*Source data:*
=======

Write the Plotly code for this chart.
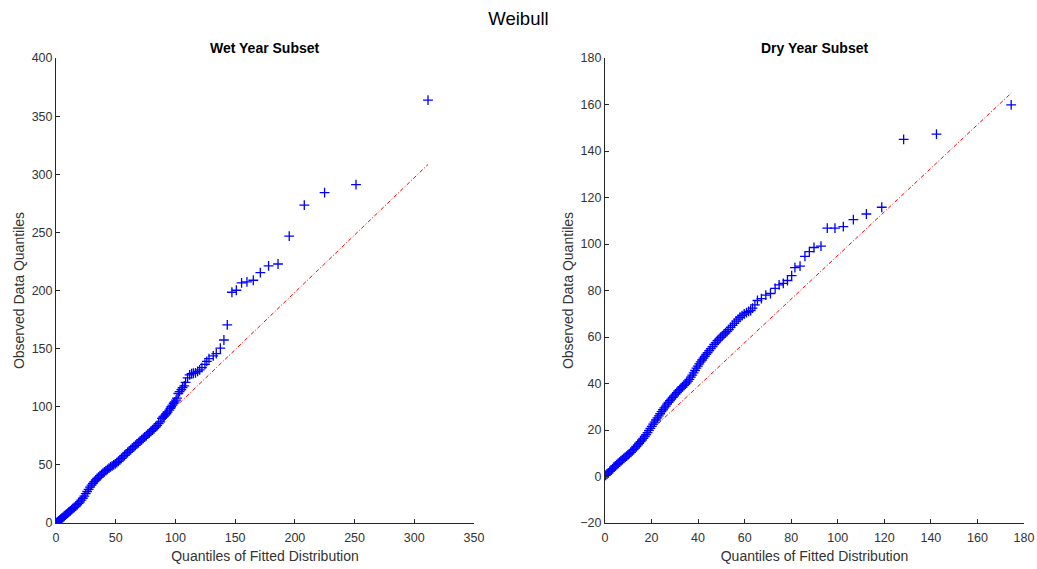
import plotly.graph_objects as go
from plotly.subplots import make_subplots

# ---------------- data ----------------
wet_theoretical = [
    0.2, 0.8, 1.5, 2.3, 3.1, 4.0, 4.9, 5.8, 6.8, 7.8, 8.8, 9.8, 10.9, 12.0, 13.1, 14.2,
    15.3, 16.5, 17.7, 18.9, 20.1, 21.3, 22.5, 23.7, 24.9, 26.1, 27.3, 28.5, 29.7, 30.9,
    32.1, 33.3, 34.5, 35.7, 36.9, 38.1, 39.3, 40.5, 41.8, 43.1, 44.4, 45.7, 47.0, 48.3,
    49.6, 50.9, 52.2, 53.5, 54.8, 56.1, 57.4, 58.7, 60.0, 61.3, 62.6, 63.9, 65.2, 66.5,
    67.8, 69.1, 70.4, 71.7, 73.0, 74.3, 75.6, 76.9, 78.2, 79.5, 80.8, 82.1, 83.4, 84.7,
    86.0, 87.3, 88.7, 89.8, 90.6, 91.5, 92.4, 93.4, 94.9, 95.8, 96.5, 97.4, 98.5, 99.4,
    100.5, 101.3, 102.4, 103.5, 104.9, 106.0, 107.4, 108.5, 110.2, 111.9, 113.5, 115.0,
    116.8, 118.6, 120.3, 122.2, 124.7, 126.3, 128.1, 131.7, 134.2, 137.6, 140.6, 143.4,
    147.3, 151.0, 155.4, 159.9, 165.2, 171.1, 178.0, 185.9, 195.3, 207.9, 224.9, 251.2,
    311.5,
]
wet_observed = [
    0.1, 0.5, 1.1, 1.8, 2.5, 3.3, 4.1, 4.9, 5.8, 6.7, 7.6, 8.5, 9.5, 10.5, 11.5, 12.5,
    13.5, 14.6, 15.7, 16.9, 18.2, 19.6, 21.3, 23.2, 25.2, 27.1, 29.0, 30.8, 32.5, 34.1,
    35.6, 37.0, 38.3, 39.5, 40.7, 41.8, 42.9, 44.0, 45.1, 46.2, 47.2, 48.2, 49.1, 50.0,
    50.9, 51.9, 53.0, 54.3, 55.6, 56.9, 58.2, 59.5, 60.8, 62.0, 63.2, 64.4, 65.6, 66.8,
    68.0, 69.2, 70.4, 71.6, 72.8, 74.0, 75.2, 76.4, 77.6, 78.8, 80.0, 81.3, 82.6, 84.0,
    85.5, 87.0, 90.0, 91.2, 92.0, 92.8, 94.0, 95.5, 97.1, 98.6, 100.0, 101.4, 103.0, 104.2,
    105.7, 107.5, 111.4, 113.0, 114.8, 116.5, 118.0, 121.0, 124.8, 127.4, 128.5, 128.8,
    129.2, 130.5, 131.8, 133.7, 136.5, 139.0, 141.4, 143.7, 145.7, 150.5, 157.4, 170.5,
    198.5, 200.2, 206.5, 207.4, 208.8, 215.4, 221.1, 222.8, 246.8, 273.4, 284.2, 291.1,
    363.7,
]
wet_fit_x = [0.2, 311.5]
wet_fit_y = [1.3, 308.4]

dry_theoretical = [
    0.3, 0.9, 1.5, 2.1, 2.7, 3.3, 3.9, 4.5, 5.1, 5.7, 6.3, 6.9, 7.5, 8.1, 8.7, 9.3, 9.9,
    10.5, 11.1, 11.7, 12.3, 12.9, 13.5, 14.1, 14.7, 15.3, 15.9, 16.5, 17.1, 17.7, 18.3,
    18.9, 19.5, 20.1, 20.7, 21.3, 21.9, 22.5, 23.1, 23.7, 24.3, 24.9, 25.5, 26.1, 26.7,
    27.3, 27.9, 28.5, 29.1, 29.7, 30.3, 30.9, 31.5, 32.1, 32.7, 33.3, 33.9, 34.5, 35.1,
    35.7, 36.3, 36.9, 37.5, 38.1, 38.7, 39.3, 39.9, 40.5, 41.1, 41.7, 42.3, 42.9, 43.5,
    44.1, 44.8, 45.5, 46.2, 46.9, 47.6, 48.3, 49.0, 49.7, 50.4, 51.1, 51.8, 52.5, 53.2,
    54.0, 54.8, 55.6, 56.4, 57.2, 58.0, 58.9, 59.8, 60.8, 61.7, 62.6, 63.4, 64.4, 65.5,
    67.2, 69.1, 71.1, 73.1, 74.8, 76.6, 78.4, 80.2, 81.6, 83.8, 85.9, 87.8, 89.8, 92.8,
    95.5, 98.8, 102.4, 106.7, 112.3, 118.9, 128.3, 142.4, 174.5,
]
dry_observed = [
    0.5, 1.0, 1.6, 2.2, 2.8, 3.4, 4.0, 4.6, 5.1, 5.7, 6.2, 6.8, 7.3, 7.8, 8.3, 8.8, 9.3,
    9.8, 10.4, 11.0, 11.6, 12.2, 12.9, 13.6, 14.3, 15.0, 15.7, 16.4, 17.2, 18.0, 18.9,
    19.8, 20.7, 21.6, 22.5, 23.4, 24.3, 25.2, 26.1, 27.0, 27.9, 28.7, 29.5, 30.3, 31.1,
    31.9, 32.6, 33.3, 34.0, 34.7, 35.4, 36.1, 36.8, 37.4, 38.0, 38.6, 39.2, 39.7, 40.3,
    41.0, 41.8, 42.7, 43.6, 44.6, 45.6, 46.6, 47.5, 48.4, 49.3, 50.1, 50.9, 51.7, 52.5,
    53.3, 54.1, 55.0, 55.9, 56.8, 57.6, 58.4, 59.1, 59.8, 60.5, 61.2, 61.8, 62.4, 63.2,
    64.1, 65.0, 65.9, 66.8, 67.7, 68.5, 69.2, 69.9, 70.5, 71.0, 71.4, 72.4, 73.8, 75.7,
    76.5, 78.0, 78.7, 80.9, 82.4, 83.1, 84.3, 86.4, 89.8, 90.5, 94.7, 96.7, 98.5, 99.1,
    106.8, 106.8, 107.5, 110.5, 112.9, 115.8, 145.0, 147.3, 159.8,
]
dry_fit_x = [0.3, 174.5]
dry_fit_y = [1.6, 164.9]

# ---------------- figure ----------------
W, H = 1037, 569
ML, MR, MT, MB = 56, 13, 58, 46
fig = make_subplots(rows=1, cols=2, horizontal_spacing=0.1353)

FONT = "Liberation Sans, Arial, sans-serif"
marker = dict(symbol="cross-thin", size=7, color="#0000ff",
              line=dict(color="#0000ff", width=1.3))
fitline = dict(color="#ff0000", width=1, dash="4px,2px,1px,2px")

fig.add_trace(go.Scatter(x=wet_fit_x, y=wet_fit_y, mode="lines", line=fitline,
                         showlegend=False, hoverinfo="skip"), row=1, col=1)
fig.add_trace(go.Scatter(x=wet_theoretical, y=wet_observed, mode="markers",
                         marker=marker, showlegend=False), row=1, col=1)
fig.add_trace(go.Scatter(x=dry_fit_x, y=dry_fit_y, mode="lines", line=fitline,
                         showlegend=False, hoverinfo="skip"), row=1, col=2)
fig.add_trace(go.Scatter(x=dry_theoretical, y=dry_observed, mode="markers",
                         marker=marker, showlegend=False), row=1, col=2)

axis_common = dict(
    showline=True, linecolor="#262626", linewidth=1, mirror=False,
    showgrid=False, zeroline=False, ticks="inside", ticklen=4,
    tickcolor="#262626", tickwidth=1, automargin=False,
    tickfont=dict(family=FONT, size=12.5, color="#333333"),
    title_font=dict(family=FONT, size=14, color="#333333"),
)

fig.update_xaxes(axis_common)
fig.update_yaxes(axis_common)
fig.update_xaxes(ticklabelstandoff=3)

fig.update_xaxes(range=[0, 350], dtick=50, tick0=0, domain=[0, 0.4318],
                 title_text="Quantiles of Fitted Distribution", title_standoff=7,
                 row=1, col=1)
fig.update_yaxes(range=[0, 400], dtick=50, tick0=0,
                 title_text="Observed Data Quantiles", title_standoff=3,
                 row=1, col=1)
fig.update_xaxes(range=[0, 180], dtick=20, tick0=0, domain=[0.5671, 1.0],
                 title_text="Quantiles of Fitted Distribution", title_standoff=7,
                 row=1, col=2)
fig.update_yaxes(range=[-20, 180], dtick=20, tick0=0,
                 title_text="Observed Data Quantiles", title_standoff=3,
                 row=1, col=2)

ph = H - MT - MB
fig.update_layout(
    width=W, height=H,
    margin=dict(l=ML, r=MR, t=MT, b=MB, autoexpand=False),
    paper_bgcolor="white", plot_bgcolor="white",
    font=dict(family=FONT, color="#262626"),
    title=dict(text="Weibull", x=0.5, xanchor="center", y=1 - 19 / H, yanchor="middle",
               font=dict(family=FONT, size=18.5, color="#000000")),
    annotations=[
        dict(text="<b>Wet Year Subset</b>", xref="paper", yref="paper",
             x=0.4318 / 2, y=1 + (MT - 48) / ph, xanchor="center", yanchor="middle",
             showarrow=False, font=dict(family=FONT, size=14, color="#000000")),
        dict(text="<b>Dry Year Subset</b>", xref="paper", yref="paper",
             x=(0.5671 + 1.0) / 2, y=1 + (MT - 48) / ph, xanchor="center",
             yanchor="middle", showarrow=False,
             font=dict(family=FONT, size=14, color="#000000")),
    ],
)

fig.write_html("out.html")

=======

Only lines belong in the copy: transcribe those from the start of the data through the line that contains "from plotly.subplots import make_subplots", and skip the pictures.

Write the Plotly code for this chart.
import plotly.graph_objects as go
from plotly.subplots import make_subplots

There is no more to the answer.